On Wednesday night, with the Leafs taking three minor penalties (to the Winnipeg Jets’ one), Lindholm was second to Zach Hyman among Leafs forwards with 18:32 of ice time, and that’s about what you can expect to see now that Babcock feels that his checking line – Lindholm, Kadri and Brown – has adjusted.
“Their (Kadri’s) line is getting way better, obviously,” said Babcock, after the Maple Leafs’ win in Winnipeg. “They’re an important line for us. We expect them to play important minutes, and we need them to score.”
With John Tavares and Auston Matthews on the roster, many have been quick to point out Lindholm’s lack of offensive output, fearing he might become Babcock’s next “Leo Komarov” – playing way more than he probably should – and that’s fair; nobody wants to see Lindholm average more ice time than Matthews or Tavares, but that’s not a critique on his play, he was quite good at centering one of the top lines in Sweden.
Lindholm isn’t snakebitten; he hasn’t really created or had many clear-cut chances to score. I also wouldn’t say that he is necessarily to blame. Early on, watching the Swede, he was a little offbeat with his teammates. There were times when I noticed Lindholm would be open, tapping his stick in the middle of the ice calling for the puck, just as that space was closed off by the opposition’s defence on the smaller, NHL-sized rink. Had Lindholm received a few of those passes when he was open – something that will come with more experience with his teammates – a couple more chances and goals might have come off of his stick.

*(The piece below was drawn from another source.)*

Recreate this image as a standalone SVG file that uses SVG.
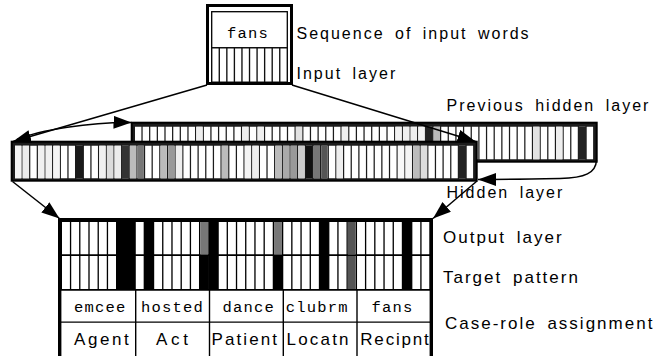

Lindholm Has a High Hockey IQ, but Needs High-End Plays
Lindholm’s high hockey IQ can be seen in his first NHL goal when the Swede accomplished two things: first, he recognized the space and established inside position on the Washington Capitals’ defenseman, allowing him to be first to the puck no matter what Jake Gardiner chose to do (throw it around the boards or towards the net) and second, he made himself a target – body open, stick on the ice – long enough for Gardiner’s high-end pass to find him.
It takes two working pieces to make that play come together, although Gardiner will get credit for the flashy pass, and that’s Lindholm’s game. There’s nothing flashy about his style, nothing that will really stand out, but through ten games, it’s clear he has a good understanding of the sport, a valuable skill that’s often overlooked because there’s no stat to measure it.
That’s why I decided to write this article because as we get to see more of Lindholm – and as fans grow frustrated with Tavares and Matthews sometimes on the bench – it will be subtle plays, like the above, that makes him valuable to a hockey team; it will be his 50 per cent face-off percentage through his first ten games despite transitioning from European hockey.
With an exciting team filled with flash, I don’t want Lindholm to become devalued. Lindholm is no less important because Babcock has taken a liking to him; appreciate him because there is value in the 25-year-old Swede.